Food Allergies and Gratitude
This year it's easy to focus on the negatives, but here are some improvements we can celebrate.
Guest post by Teen Advisory Group (TAG) member Sydney Hankin
Gratitude? You must think I’m joking. Gratitude regarding food allergies? For the allergies that make every dinner at a restaurant seem overwhelming, every grocery store trip a hassle? For the allergies that mean you are sometimes left out of activities at birthday parties, on overnight trips and at special events for school? For the allergies that mean blood tests, countless trips to allergists and oral immunotherapy treatments? For the allergies that make you explain them to a very kindhearted stranger who offers you food, because they just don’t know? For the allergies that make you repeat that explanation a second time (a hundred times, a kazillion times) because the kindhearted stranger doesn’t understand how someone could possibly be allergic to chocolate?
Yes, all those are true, but I promise I'm not joking about gratitude. I understand just as much as any of you that food allergies are rough. But – in the spirit of Thanksgiving – let’s go over some of the positive changes that we should be proud of and celebrate.
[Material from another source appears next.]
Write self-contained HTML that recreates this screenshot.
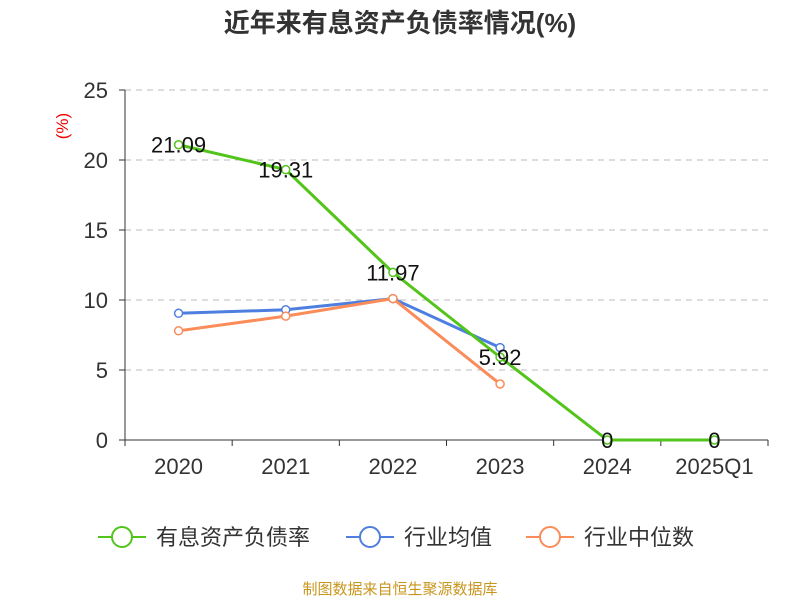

- New businesses and initiatives: I’m no expert, but even I know of so many new businesses and advocacy efforts that have popped up in the past few years. An egg-, nut-, and sesame-free ice cream shop named A La Mode has opened up in my hometown of New York City. A startup named Allergy Amulet is working to make portable food allergen detectors available possibly as soon as early 2021! The 501(c)(3) nonprofit Securing Safe Food has been partnering with brands to provide food pantries with over 20,000 allergy-friendly donations. The smartphone app Spokin makes it easy for individuals with food allergies to message each other and give recommendations and warnings. Businesses like these are all wonderful assets to the food allergy community, and none of them existed even a decade ago. We owe them all our thanks!
- More accommodations in everyday life: Many schools have announced that they are now nut free and are committed to including students with food allergies, even in events such as difficult-to-manage overnight trips. Some summer camps have hired dedicated individuals to help manage meals for campers with food allergies. More and more restaurants are putting allergy warnings on menus or notices to inform your waiters about any food allergies you might have. Some airlines have transitioned over the past few years to handing out other snacks instead of nuts on flights. And the ones who have not, in my experience, have been getting better at acknowledging food allergies and taking precautions – such as making an announcement over the loudspeaker or coming to speak to those seated around you – to ensure that you have a safe flight. These are all experiences that seem of little significance to those without food allergies, but for those who have them, even these little accommodations can be life-changing.
- Support from family and friends: Now, I know this bullet point isn’t exactly a change. I hope all of your families and friends have always been understanding; I know mine have. But I felt it was necessary to include. After all, just think of all the little moments where your community has had your back. Before the pandemic, my family once went over to our friends’ house for dinner one Friday night. Though they always make an amazing effort to include me by making sure that all of the food is nut- and sesame-free, this one evening, they went above and beyond by making an allergy-friendly cake for dessert in honor of my birthday that weekend. Whenever I go to another friend’s house for a sleepover, her mom makes sure that they have a box of safe cereal available for me for breakfast. When I go to my grandparents’ house, they always make sure to have safe ice cream I can eat to share in the festivities. It’s incredible how many people will join together to make sure us food-allergic people are well-fed and included. Whether they are in your immediate family or people you barely know, take a minute to thank those who have really let you put your allergies to the side, even if only for a moment.
Along with all of these food allergy successes, the work continues each and every day. Research continues to uncover the science of food allergies and even potential treatments. FARE continues to advocate for sesame seeds to be included as one of the major allergens, meaning they would be subjected to the same laws as the top 8 food allergens. People continue to learn more about food allergies and become more aware.
Especially this year (#2020), it can be easy for us to focus on the negatives. And, let’s be honest, dealing with food allergies is a pretty rough challenge! But…there have been so many improvements that are worth clapping for.
While FARE does not endorse products, we support and appreciate enterprises and organizations that are committed to serving the food allergy community.